6º. Dans les sociétés autres que de commerce, un associé ne peut dans sa seule qualité d'associé, et s'il n'a pas l'administration, aliéner ni engager les choses qui en dépendent.
Art. 38. Chaque associé peut, sans le consentement de ses associés, s'associé une tierce personne, à la part qu'il a dans la société; il ne peut pas sans ce consentement, l'associer à la société, lors même qu'il en aurait l'administration.
Il répond des dommages causés par cette tierce personne à la société, de la même manière qu'il répond de ceux quil a causés lui-même suivant l'article 28 ci-dessus.
Art. 39. Dans les sociétés de commerce en nom collectif, les choses acquises par un associé pour son compte particulier, n'y tombent pas, quoiqu'elles ayent été acquises pendant la société et des deniers communs; à moins qu'il ne s'agisse d'un marché qui soit dans la même espèce de commerce que celui de la société, et qu'il n'eut été de l'intérêt de la société de faire ce marché, auquel cas il peut être contraint d'y rapporter les choses ainsi acquises.

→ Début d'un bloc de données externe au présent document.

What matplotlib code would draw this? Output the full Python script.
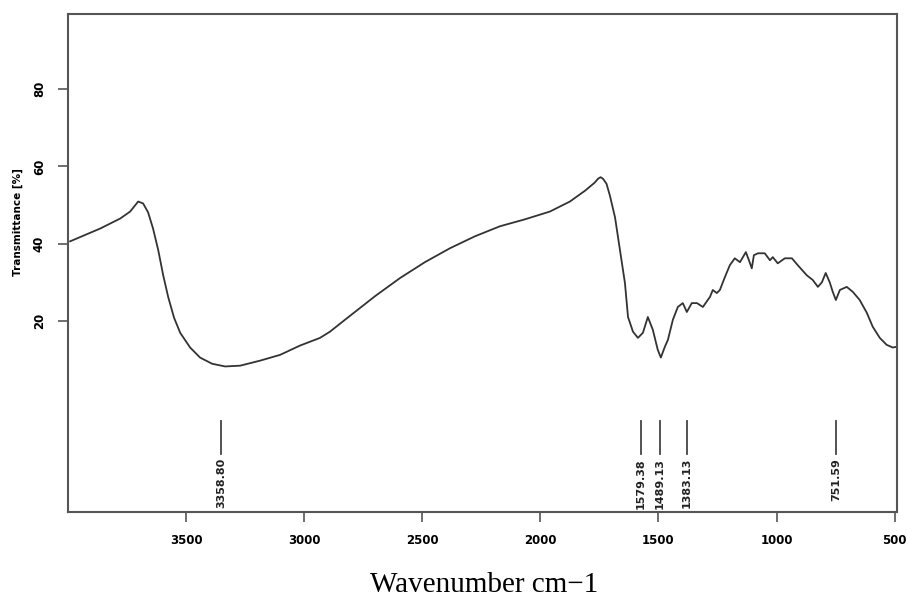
import matplotlib
matplotlib.use("Agg")
import matplotlib.pyplot as plt

wavenumber = [3991, 3864, 3779, 3737, 3703, 3682, 3661, 3640, 3618, 3597, 3576, 3551, 3525, 3483,
              3441, 3390, 3335, 3271, 3187, 3102, 3018, 2933, 2891, 2827, 2700, 2594, 2489, 2383,
              2277, 2171, 2065, 1960, 1875, 1811, 1770, 1756, 1745, 1735, 1720, 1706, 1684, 1663, 1642, 1629, 1608,
              1587, 1566, 1545, 1524, 1503, 1490, 1473, 1460, 1439, 1418, 1397, 1380, 1359, 1337,
              1312, 1282, 1270, 1253, 1240, 1219, 1198, 1177, 1155, 1130, 1117, 1105, 1096, 1079,
              1050, 1028, 1016, 995, 965, 935, 910, 872, 847, 825, 808, 792, 775, 762, 749, 732,
              703, 677, 648, 618, 593, 563, 534, 508, 491]
transmittance = [40.6, 43.9, 46.5, 48.3, 50.9, 50.4, 48.1, 43.9, 38.3, 31.8, 26.2, 20.8, 16.9, 13.1,
                 10.5, 8.9, 8.2, 8.4, 9.7, 11.2, 13.6, 15.6, 17.2, 20.3, 26.4, 31.1, 35.2, 38.8,
                 41.9, 44.5, 46.3, 48.3, 50.9, 53.7, 55.8, 56.8, 57.2, 56.8, 55.5, 52.5, 46.8, 38.3, 29.8, 21.0, 17.2,
                 15.6, 16.9, 21.0, 17.7, 12.5, 10.5, 13.3, 15.1, 20.3, 23.6, 24.6, 22.3, 24.6, 24.6,
                 23.6, 26.2, 28.0, 27.2, 28.0, 31.3, 34.4, 36.2, 35.2, 37.8, 35.7, 33.6, 37.0, 37.5,
                 37.5, 35.7, 36.5, 34.9, 36.2, 36.2, 34.4, 31.8, 30.6, 28.8, 30.0, 32.4, 30.0, 27.5, 25.4, 28.0,
                 28.8, 27.5, 25.4, 22.1, 18.5, 15.6, 13.8, 13.1, 13.3]

peak_positions = [3352, 1575, 1494, 1380, 749]
peak_labels = ["3358.80", "1579.38", "1489.13", "1383.13", "751.59"]

xticks = [3500, 3000, 2500, 2000, 1500, 1000, 500]
yticks = [20, 40, 60, 80]

fig = plt.figure(figsize=(9.07, 6.01), dpi=100)
ax = fig.add_axes([0.075, 0.148, 0.914, 0.829])

ax.plot(wavenumber, transmittance, color="#333333", lw=1.3)

ax.set_xlim(4000, 490)
ax.set_ylim(-29.5, 99.5)

for p, lab in zip(peak_positions, peak_labels):
    ax.plot([p, p], [-6, -14.5], color="#444444", lw=1.3)
    ax.text(p, -15.5, lab, rotation=90, ha="center", va="top", fontsize=8,
            fontweight="bold", color="#222222")

ax.set_xticks(xticks)
ax.set_xticklabels([str(v) for v in xticks], fontsize=8.5, fontweight="bold")
ax.set_yticks(yticks)
ax.set_yticklabels([str(v) for v in yticks], fontsize=8.5, fontweight="bold", rotation=90,
                   va="center")
ax.tick_params(axis="both", direction="out", length=7, width=1.2, color="#555555", pad=9)

for s in ax.spines.values():
    s.set_color("#555555")
    s.set_linewidth(1.5)

fig.text(18 / 907, 1 - 222 / 601, "Transmittance [%]", rotation=90, ha="center", va="center",
         fontsize=7.5, fontweight="bold")
fig.text(484 / 907, 1 - 585 / 601, "Wavenumber cm\u22121", ha="center", va="center",
         fontsize=21, family="Liberation Serif")

fig.savefig("out.png", dpi=100)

Art. 40. Tout contrat de société doit contenir la clause de se soumettre à des arbitres, sur toutes les contestations qui peuvent survenir concernant la société, et si cette clause n'y a pas été exprimée, elle est toujours sous entendue.

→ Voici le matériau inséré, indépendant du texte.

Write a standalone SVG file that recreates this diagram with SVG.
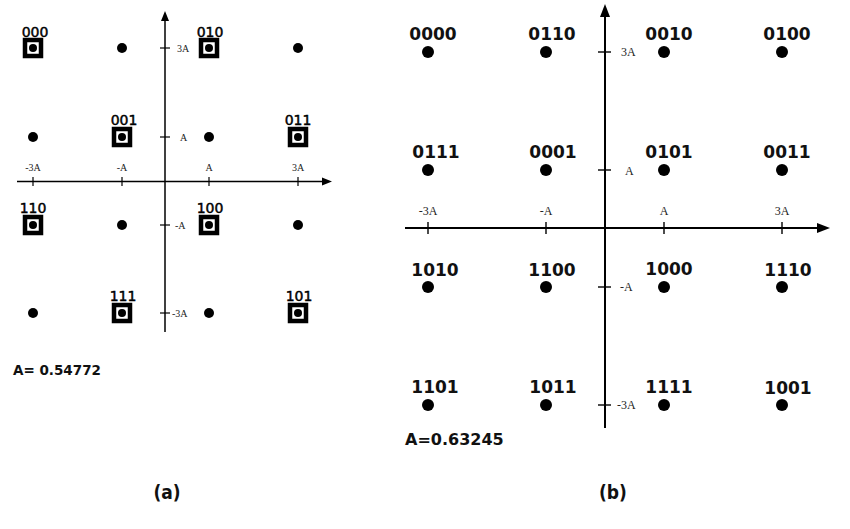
<svg xmlns="http://www.w3.org/2000/svg" width="850" height="529" viewBox="0 0 850 529">
<defs>
<style>
.ax{stroke:#000;fill:none}
.ah{fill:#000}
.dl{fill:#000}
.box{fill:#fff;stroke:#000;stroke-width:4.5}
.la{font-family:"DejaVu Sans",sans-serif;font-size:14px;text-anchor:middle;fill:#000;stroke:#000;stroke-width:0.45}
.lb{font-family:"DejaVu Sans",sans-serif;font-size:17px;font-weight:bold;text-anchor:middle;fill:#111}
.ta{font-family:"Liberation Serif",serif;font-size:10px;fill:#222}
.tb{font-family:"Liberation Serif",serif;font-size:12px;fill:#222}
.cap{font-family:"DejaVu Sans",sans-serif;font-weight:bold;fill:#111}
.sub{font-family:"DejaVu Sans Condensed","DejaVu Sans",sans-serif;font-weight:bold;font-size:19px;text-anchor:middle;fill:#111}
</style>
</defs>
<rect width="850" height="529" fill="#fff"/>

<!-- (a) axes -->
<g id="axes-a">
<line class="ax" stroke-width="1.5" x1="17" y1="181.5" x2="324" y2="181.5"/>
<polygon class="ah" points="332,181.5 322,177.5 322,185.5"/>
<line class="ax" stroke-width="1.5" x1="165" y1="20" x2="165" y2="332"/>
<polygon class="ah" points="165,11 161,21 169,21"/>
<g class="ax" stroke-width="1.2">
<line x1="33" y1="177" x2="33" y2="186"/>
<line x1="122" y1="177" x2="122" y2="186"/>
<line x1="209" y1="177" x2="209" y2="186"/>
<line x1="298" y1="177" x2="298" y2="186"/>
<line x1="160" y1="48" x2="170" y2="48"/>
<line x1="160" y1="137" x2="170" y2="137"/>
<line x1="160" y1="225" x2="170" y2="225"/>
<line x1="160" y1="313" x2="170" y2="313"/>
</g>
<text class="ta" x="33" y="171" text-anchor="middle">-3A</text>
<text class="ta" x="122" y="171" text-anchor="middle">-A</text>
<text class="ta" x="209" y="171" text-anchor="middle">A</text>
<text class="ta" x="298" y="171" text-anchor="middle">3A</text>
<text class="ta" x="177" y="52">3A</text>
<text class="ta" x="180" y="141">A</text>
<text class="ta" x="175" y="229">-A</text>
<text class="ta" x="172" y="317">-3A</text>
</g>

<!-- (a) points -->
<g id="a-000"><rect class="box" x="25" y="40" width="16" height="16"/><circle class="dl" cx="33" cy="48" r="4"/><text class="la" x="35" y="37">000</text></g>
<g id="a-p12"><circle class="dl" cx="122" cy="48" r="5"/></g>
<g id="a-010"><rect class="box" x="201" y="40" width="16" height="16"/><circle class="dl" cx="209" cy="48" r="4"/><text class="la" x="210" y="37">010</text></g>
<g id="a-p14"><circle class="dl" cx="298" cy="48" r="5"/></g>

<g id="a-p21"><circle class="dl" cx="33" cy="137" r="5"/></g>
<g id="a-001"><rect class="box" x="114" y="129" width="16" height="16"/><circle class="dl" cx="122" cy="137" r="4"/><text class="la" x="124" y="125">001</text></g>
<g id="a-p23"><circle class="dl" cx="209" cy="137" r="5"/></g>
<g id="a-011"><rect class="box" x="290" y="129" width="16" height="16"/><circle class="dl" cx="298" cy="137" r="4"/><text class="la" x="298" y="125">011</text></g>

<g id="a-110"><rect class="box" x="25" y="217" width="16" height="16"/><circle class="dl" cx="33" cy="225" r="4"/><text class="la" x="33" y="213">110</text></g>
<g id="a-p32"><circle class="dl" cx="122" cy="225" r="5"/></g>
<g id="a-100"><rect class="box" x="201" y="217" width="16" height="16"/><circle class="dl" cx="209" cy="225" r="4"/><text class="la" x="210" y="213">100</text></g>
<g id="a-p34"><circle class="dl" cx="298" cy="225" r="5"/></g>

<g id="a-p41"><circle class="dl" cx="33" cy="313" r="5"/></g>
<g id="a-111"><rect class="box" x="114" y="305" width="16" height="16"/><circle class="dl" cx="122" cy="313" r="4"/><text class="la" x="123" y="301">111</text></g>
<g id="a-p43"><circle class="dl" cx="209" cy="313" r="5"/></g>
<g id="a-101"><rect class="box" x="290" y="305" width="16" height="16"/><circle class="dl" cx="298" cy="313" r="4"/><text class="la" x="299" y="301">101</text></g>

<text class="cap" x="13" y="375" font-size="13.5">A= 0.54772</text>

<!-- (b) axes -->
<g id="axes-b">
<line class="ax" stroke-width="2" x1="405" y1="228" x2="818" y2="228"/>
<polygon class="ah" points="830,228 817,223 817,233"/>
<line class="ax" stroke-width="2" x1="605" y1="16" x2="605" y2="428"/>
<polygon class="ah" points="605,4 600,17 610,17"/>
<g class="ax" stroke-width="1.4">
<line x1="428" y1="222" x2="428" y2="234"/>
<line x1="546" y1="222" x2="546" y2="234"/>
<line x1="664" y1="222" x2="664" y2="234"/>
<line x1="782" y1="222" x2="782" y2="234"/>
<line x1="598" y1="52" x2="611" y2="52"/>
<line x1="598" y1="170" x2="611" y2="170"/>
<line x1="598" y1="287" x2="611" y2="287"/>
<line x1="598" y1="405" x2="611" y2="405"/>
</g>
<text class="tb" x="428" y="215" text-anchor="middle">-3A</text>
<text class="tb" x="546" y="215" text-anchor="middle">-A</text>
<text class="tb" x="664" y="215" text-anchor="middle">A</text>
<text class="tb" x="782" y="215" text-anchor="middle">3A</text>
<text class="tb" x="621" y="56">3A</text>
<text class="tb" x="625" y="175">A</text>
<text class="tb" x="620" y="291">-A</text>
<text class="tb" x="617" y="409">-3A</text>
</g>

<!-- (b) points -->
<g id="b-0000"><circle class="dl" cx="428" cy="52" r="6"/><text class="lb" x="433" y="40">0000</text></g>
<g id="b-0110"><circle class="dl" cx="546" cy="52" r="6"/><text class="lb" x="552" y="40">0110</text></g>
<g id="b-0010"><circle class="dl" cx="664" cy="52" r="6"/><text class="lb" x="669" y="40">0010</text></g>
<g id="b-0100"><circle class="dl" cx="782" cy="52" r="6"/><text class="lb" x="787" y="40">0100</text></g>

<g id="b-0111"><circle class="dl" cx="428" cy="170" r="6"/><text class="lb" x="436" y="158">0111</text></g>
<g id="b-0001"><circle class="dl" cx="546" cy="170" r="6"/><text class="lb" x="553" y="158">0001</text></g>
<g id="b-0101"><circle class="dl" cx="664" cy="170" r="6"/><text class="lb" x="669" y="158">0101</text></g>
<g id="b-0011"><circle class="dl" cx="782" cy="170" r="6"/><text class="lb" x="787" y="158">0011</text></g>

<g id="b-1010"><circle class="dl" cx="428" cy="287" r="6"/><text class="lb" x="435" y="276">1010</text></g>
<g id="b-1100"><circle class="dl" cx="546" cy="287" r="6"/><text class="lb" x="552" y="276">1100</text></g>
<g id="b-1000"><circle class="dl" cx="664" cy="287" r="6"/><text class="lb" x="669" y="275">1000</text></g>
<g id="b-1110"><circle class="dl" cx="782" cy="287" r="6"/><text class="lb" x="788" y="276">1110</text></g>

<g id="b-1101"><circle class="dl" cx="428" cy="405" r="6"/><text class="lb" x="435" y="393">1101</text></g>
<g id="b-1011"><circle class="dl" cx="546" cy="405" r="6"/><text class="lb" x="553" y="393">1011</text></g>
<g id="b-1111"><circle class="dl" cx="664" cy="405" r="6"/><text class="lb" x="669" y="393">1111</text></g>
<g id="b-1001"><circle class="dl" cx="782" cy="405" r="6"/><text class="lb" x="788" y="394">1001</text></g>

<text class="cap" x="405" y="445" font-size="16">A=0.63245</text>

<text class="sub" x="167" y="499">(a)</text>
<text class="sub" x="613" y="499">(b)</text>
</svg>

SECTION II - DES ENGAGEMENS DES ASSOCIÉS VIS-À-VIS DES TIERS
Art. 41. Dans les sociétés de commerce en nom collectif, on suit, quant aux dettes, les règles suivantes:
1º. Chacun des associés est tenu solidairement des dettes de la société;
2º. Les dettes de société, sont celles contractées par celui qui avait le pouvoir d'obliger tous les associés, et au nom de la société;
3º. Ce pouvoir est présumé, lorsque celui qui a contracté était dans l'usage de contracter au nom de la société, au vu et su des associés, ou lorsque, sans être dans cet usage, il a signé pour la compagnie; le tout, encore qu'il eut été formellement exclu de l'administration, par une clause du contrat de société, pourvu néanmoins dans ce dernier cas, que l'acte de société n'eut pas été rendu public avant l'engagement contracté;
4º. La dette est encore présumée contractée au nom de la société, lorsque l'associé ajoute à sa signature, qu'il signe pour la compagnie et non autrement; la société en est tenue, lors même que la dette n'a pas tourné à son profit, à moins que, par le genre de l'obligation, il ne paraisse qu'elle ne concernait pas les affaires de la société.

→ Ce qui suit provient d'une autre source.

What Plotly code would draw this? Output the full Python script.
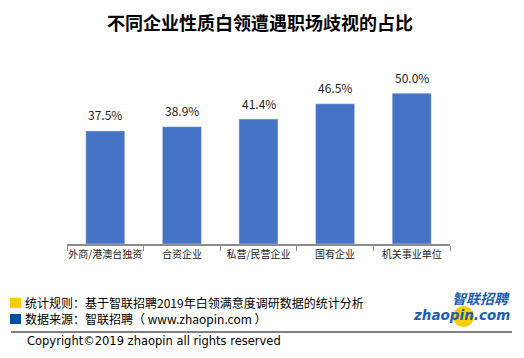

Art. 42. Dans les sociétés en commandite, et dans celles anonymes, les associés en commandite, et les associés anonymes, ne sont point tenus des dettes de la société envers les créanciers avec qui l'associé principal ou connu a contracté. Ils ne sont tenus qu'envers l'associé principal et connu qui les a contractées, savoir: l'associé anonyme indifinitivement, pour la part qu'il a dans la société, et l'associé en commandite, jusqu'à concurrence seulement des fonds qu'il a mis dans la société.
Art. 43. Dans les sociétés particulières, autres que de commerce, les associés ne sont pas tenus solidairement des dettes sociales, et nul ne peut obliger son associé, s'il ne lui en a conféré le pouvoir.
Art. 44. Dans ces mêmes sociétés, chacun des associés est tenu envers le créancier, pour sa part virile, encore que sa part, dans la société, fut moindre, si les parties, qui ont contracté la dette, ne s'en sont pas expliquées.
Art. 45. Lorsque la dette d'une société, autre que de commerce, n'a été contractée que par l'un des associés, il n'y a que celui qui l'a contractée qui en soit tenu envers le créancier, encore qu'il eut été exprimé, que c'était pour le compte de la société, tant en son nom qu'au nom de son associé, à moins qu'il ne fut justifié, ou que son associé lui a donné pouvoir, ou que la dette a tourné au profit de la société.